THE GAMES PEOPLE PLAY: Music video games have become the tail wagging the dog of the flagging music industry. Many a career has been advanced by the placement of a tune or two on a popular video game.

And as the second-most-popular game genre (after first-person shooters), music-centric titles also have become a huge source of income for songwriters, performers and their record labels. Game downloads of new tunes sometimes outsell the same song's sales via iTunes or in physical copies.

A most telling sign: Pearl Jam will introduce its new album, "Backspacer," simultaneously on CD and "Rock Band" formats next month.

Clearly, some video-game realizations of music and musicians leave a lot to be desired. But for (arguably) the greatest rock band in history, with members, wives and children protectively hawking the process at every step, the Harmonix gang pulled out all the stops.
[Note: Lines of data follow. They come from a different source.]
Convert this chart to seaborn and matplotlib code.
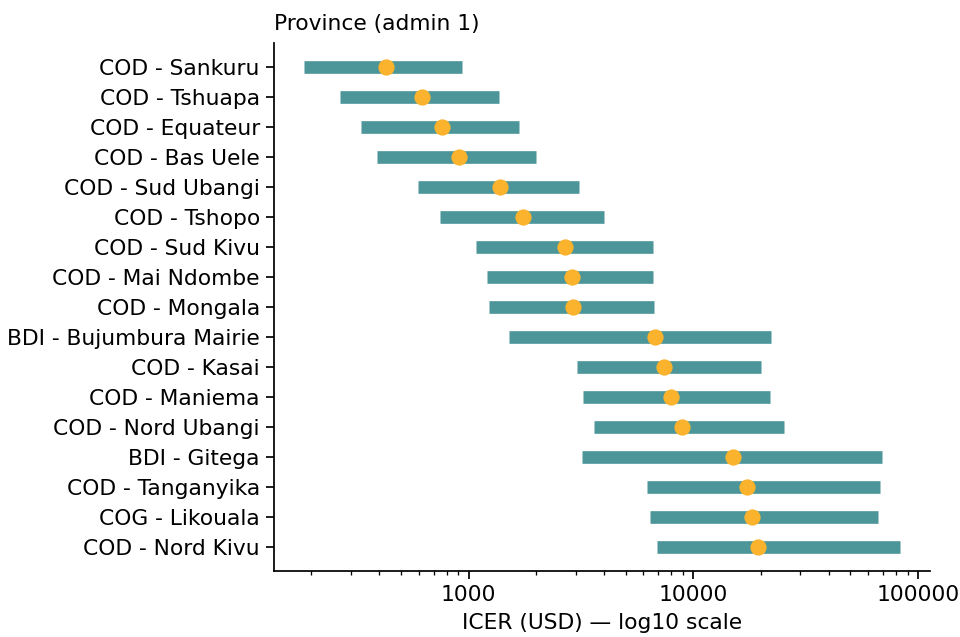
import matplotlib
matplotlib.use("Agg")
import matplotlib.pyplot as plt
from matplotlib.ticker import FuncFormatter, NullFormatter
import numpy as np
import pandas as pd
import seaborn as sns

provinces = [
    "COD - Sankuru", "COD - Tshuapa", "COD - Equateur", "COD - Bas Uele",
    "COD - Sud Ubangi", "COD - Tshopo", "COD - Sud Kivu", "COD - Mai Ndombe",
    "COD - Mongala", "BDI - Bujumbura Mairie", "COD - Kasai", "COD - Maniema",
    "COD - Nord Ubangi", "BDI - Gitega", "COD - Tanganyika", "COG - Likouala",
    "COD - Nord Kivu",
]
icer_low = [185, 269, 331, 392, 593, 747, 1078, 1210, 1231, 1516,
            3025, 3236, 3622, 3184, 6234, 6411, 6908]
icer_high = [937, 1364, 1680, 1993, 3106, 4000, 6590, 6590, 6699, 22150,
             20060, 21990, 25300, 68870, 67690, 66300, 83340]
icer_point = [431, 624, 766, 908, 1378, 1750, 2683, 2873, 2920, 6726,
              7423, 7925, 8925, 15050, 17270, 18180, 19450]

df = pd.DataFrame({
    "province": provinces,
    "low": icer_low,
    "high": icer_high,
    "icer": icer_point,
})
df["pos"] = np.arange(len(df))

plt.rcParams.update({
    "font.size": 11.5,
    "xtick.major.size": 4.0,
    "xtick.minor.size": 2.3,
    "ytick.major.size": 4.0,
    "xtick.major.width": 0.92,
    "xtick.minor.width": 0.7,
    "ytick.major.width": 0.92,
    "axes.linewidth": 0.92,
})

DPI = 136
fig, ax = plt.subplots(figsize=(960 / DPI, 637 / DPI), dpi=DPI)
fig.subplots_adjust(left=0.2854, right=0.9688, top=0.9325, bottom=0.1036)

# uncertainty range per province
ax.hlines(df["pos"], df["low"], df["high"], color="#4c9599", linewidth=6.7,
          zorder=1)
# central estimate
sns.scatterplot(data=df, x="icer", y="pos", ax=ax, color="#fbb22c", s=74,
                linewidth=0, zorder=3, legend=False)

ax.set_xscale("log")
ax.set_yticks(df["pos"])
ax.set_yticklabels(df["province"])
ax.invert_yaxis()
ax.xaxis.set_major_formatter(FuncFormatter(lambda v, _: f"{v:.0f}"))
ax.xaxis.set_minor_formatter(NullFormatter())

ax.set_xlabel("ICER (USD) — log10 scale")
ax.set_ylabel("")
ax.set_title("Province (admin 1)", loc="left", pad=7, fontsize=11.5)
sns.despine(ax=ax)

fig.savefig("out.png", dpi=DPI)
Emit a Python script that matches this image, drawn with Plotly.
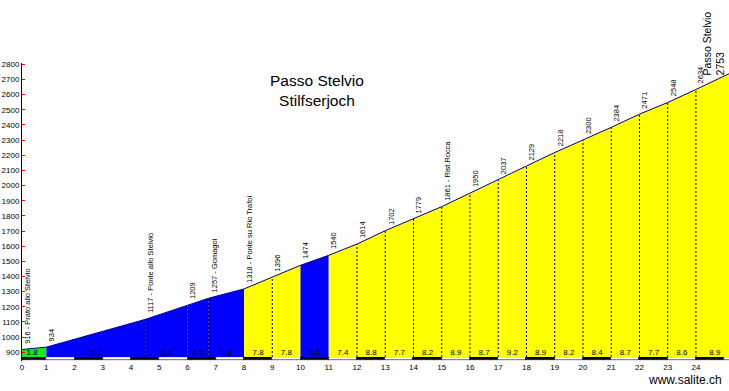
import plotly.graph_objects as go

# ---- data ----
KM = [0, 1, 4.5, 6, 6.75, 8, 9, 10, 11, 12, 13, 14, 15, 16, 17, 18, 19, 20, 21, 22, 23, 24, 25.34]
ELEV = [916, 934, 1117, 1209, 1257, 1318, 1396, 1474, 1540, 1614, 1702, 1779, 1861,
        1950, 2037, 2129, 2218, 2300, 2384, 2471, 2548, 2634, 2753]
GRADIENT = [1.8, 5.2, 6.1, 6.5, 4.8, 7.8, 7.8, 6.6, 7.4, 8.8, 7.7, 8.2, 8.9, 8.7,
            9.2, 8.9, 8.2, 8.4, 8.7, 7.7, 8.6, 8.9]
NAMES = ["Prato allo Stelvio", "", "Ponte allo Stelvio", "", "Gomagoi", "Ponte su Rio Trafoi",
         "", "", "", "", "", "", "Rist.Rocca", "", "", "", "", "", "", "", "", "", "Passo Stelvio"]
X_TICKS = list(range(0, 26))
Y_TICKS = list(range(900, 2801, 100))
TITLE_LINES = ["Passo Stelvio", "Stilfserjoch"]
CREDIT = "www.salite.ch"

# ---- styling ----
X_START, X_END = 0.14, 25.17
Y_MIN, Y_MAX = 842.6, 2808.6
BASE = 869          # bottom of the coloured profile
STRIP_BOTTOM = 846  # km strip under the profile
LABEL_Y = 898
FONT = "Liberation Sans, Arial, sans-serif"
GREEN, BLUE, YELLOW = "#11ee11", "#0000ff", "#ffff00"


def grad_color(g):
    if g < 3:
        return GREEN
    if g < 7:
        return BLUE
    return YELLOW


fig = go.Figure()

# km strip (alternating black / white)
fig.add_trace(go.Bar(
    x=[k + 0.5 for k in X_TICKS],
    y=[BASE - STRIP_BOTTOM] * len(X_TICKS),
    base=STRIP_BOTTOM, width=1,
    marker=dict(color=["black" if k % 2 == 0 else "white" for k in X_TICKS],
                line=dict(color="black", width=0.6)),
    hoverinfo="skip"))

# coloured segments
seg_colors = [grad_color(g) for g in GRADIENT]
for i, g in enumerate(GRADIENT):
    x0, x1 = KM[i], KM[i + 1]
    e0, e1 = ELEV[i], ELEV[i + 1]
    c = seg_colors[i]
    fig.add_trace(go.Scatter(x=[x0, x0, x1, x1, x0], y=[BASE, e0, e1, BASE, BASE],
                             fill="toself", fillcolor=c, mode="lines",
                             line=dict(width=0, color=c), hoverinfo="skip"))

# dotted verticals where colour does not change
for i in range(1, len(KM) - 1):
    if seg_colors[i - 1] == seg_colors[i]:
        fig.add_trace(go.Scatter(x=[KM[i], KM[i]], y=[BASE, ELEV[i]], mode="lines",
                                 line=dict(color="black", width=1, dash="2px,2px"),
                                 hoverinfo="skip"))

# profile line
fig.add_trace(go.Scatter(x=KM, y=ELEV, mode="lines",
                         line=dict(color="#000080", width=1), hoverinfo="skip"))

# gradient labels
fig.add_trace(go.Scatter(
    x=[(KM[i] + KM[i + 1]) / 2 for i in range(len(GRADIENT))],
    y=[LABEL_Y] * len(GRADIENT), mode="text",
    text=[f"{g:.1f}" for g in GRADIENT],
    textfont=dict(size=8, color="black", family=FONT), hoverinfo="skip"))

# point labels
annotations = []
for i in range(len(KM) - 1):
    txt = f"{ELEV[i]}" + (f" - {NAMES[i]}" if NAMES[i] else "")
    annotations.append(dict(x=max(KM[i], X_START), y=ELEV[i], xref="x", yref="y",
                            text=txt, textangle=-90, showarrow=False,
                            xanchor="left", yanchor="bottom", yshift=4, xshift=-1,
                            font=dict(size=7.5, color="black", family=FONT)))
annotations.append(dict(x=X_END, y=ELEV[-1], xref="x", yref="y",
                        text=f"{NAMES[-1]}<br>{ELEV[-1]}", textangle=-90, showarrow=False,
                        xanchor="right", yanchor="bottom", xshift=0, yshift=-6, align="left",
                        font=dict(size=10.5, color="black", family=FONT)))
annotations.append(dict(x=0.417, y=1.0, xref="paper", yref="paper", yshift=-7,
                        text="<br>".join(TITLE_LINES), showarrow=False,
                        xanchor="center", yanchor="top",
                        font=dict(size=15.5, color="black", family=FONT)))
annotations.append(dict(x=0.993, y=0, xref="paper", yref="paper", yshift=-10,
                        text=CREDIT, showarrow=False, xanchor="right", yanchor="top",
                        font=dict(size=12, color="black", family=FONT)))

fig.update_layout(
    width=729, height=391,
    margin=dict(l=22, r=0, t=63, b=30),
    paper_bgcolor="white", plot_bgcolor="white",
    showlegend=False, annotations=annotations, bargap=0,
    xaxis=dict(range=[X_START, X_END],
               tickvals=[max(k, X_START) for k in X_TICKS],
               ticktext=[str(k) for k in X_TICKS],
               showgrid=False, zeroline=False, showline=False, ticks="",
               tickfont=dict(size=8, color="black", family=FONT)),
    yaxis=dict(range=[Y_MIN, Y_MAX], tickvals=Y_TICKS,
               showgrid=False, zeroline=False, showline=True,
               linecolor="black", linewidth=1,
               ticks="inside", ticklen=3, tickcolor="red",
               tickfont=dict(size=8, color="black", family=FONT)),
)

fig.write_html("out.html", config={"displayModeBar": False},
               post_script="document.body.style.margin='0';document.body.style.overflow='hidden';")
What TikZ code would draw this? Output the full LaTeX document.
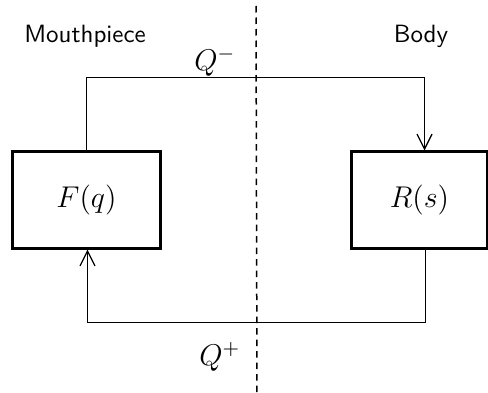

Olivia Harrison brought in pictures of her hubby and a set of calipers, nudging game designers to correct the relative proportions of George's body parts. Ono insisted they reveal the urgency in John's eyes when he sang, and the big smiles all round when they locked in tight.

At times you'd swear you're watching videos of the real John, Paul, George and Ringo, rather than computer graphic-generated avatars. And the cutaway "dreamscapes" are as fanciful as anything from "Yellow Submarine" or "Magical Mystery Tour."

Giles Martin, son of "Fifth Beatles" producer George Martin and also an architect of the amazing, multichannel music mashups of "Love," worked equally major engineering feats for "The Beatles: Rock Band."

Although many of the group's studio recordings were squeezed onto just two or four tracks, Martin used advanced filtering technology to isolate distinct instrument and vocal parts. So as many as six players can participate simultaneously, thrashing away on guitar, bass, drums and with a never-before-realized (in game land) three-part harmony vocal microphones.

ALL ABOARD: With multiple levels of difficulty, even a beginner can get into the game in shockingly fast order. At the novice level, performances only use three of the five fingering buttons, and the song won't end abruptly when notes are botched.

And never, ever in this good-natured pursuit does a player suffer the indignities of being booed off the stage, a penalty common in other music titles.

Rewards are ripe, too. Beatlemaniacs earn peeks at music videos, rare photos and other surprises. And, after mastering the initial 45 songs on the game disk, you'll be able to buy more, including complete albums.

PRICE POINTS: The new game, selling alone for $60, works with most "Rock Band" and "Guitar Hero" instruments/controllers, but fanatics will insist on upgrading to authorized Beatles-replica instruments, like a $99 Rickenbacker-like guitar. A full bundle with guitar, drums, software and mike goes for $140.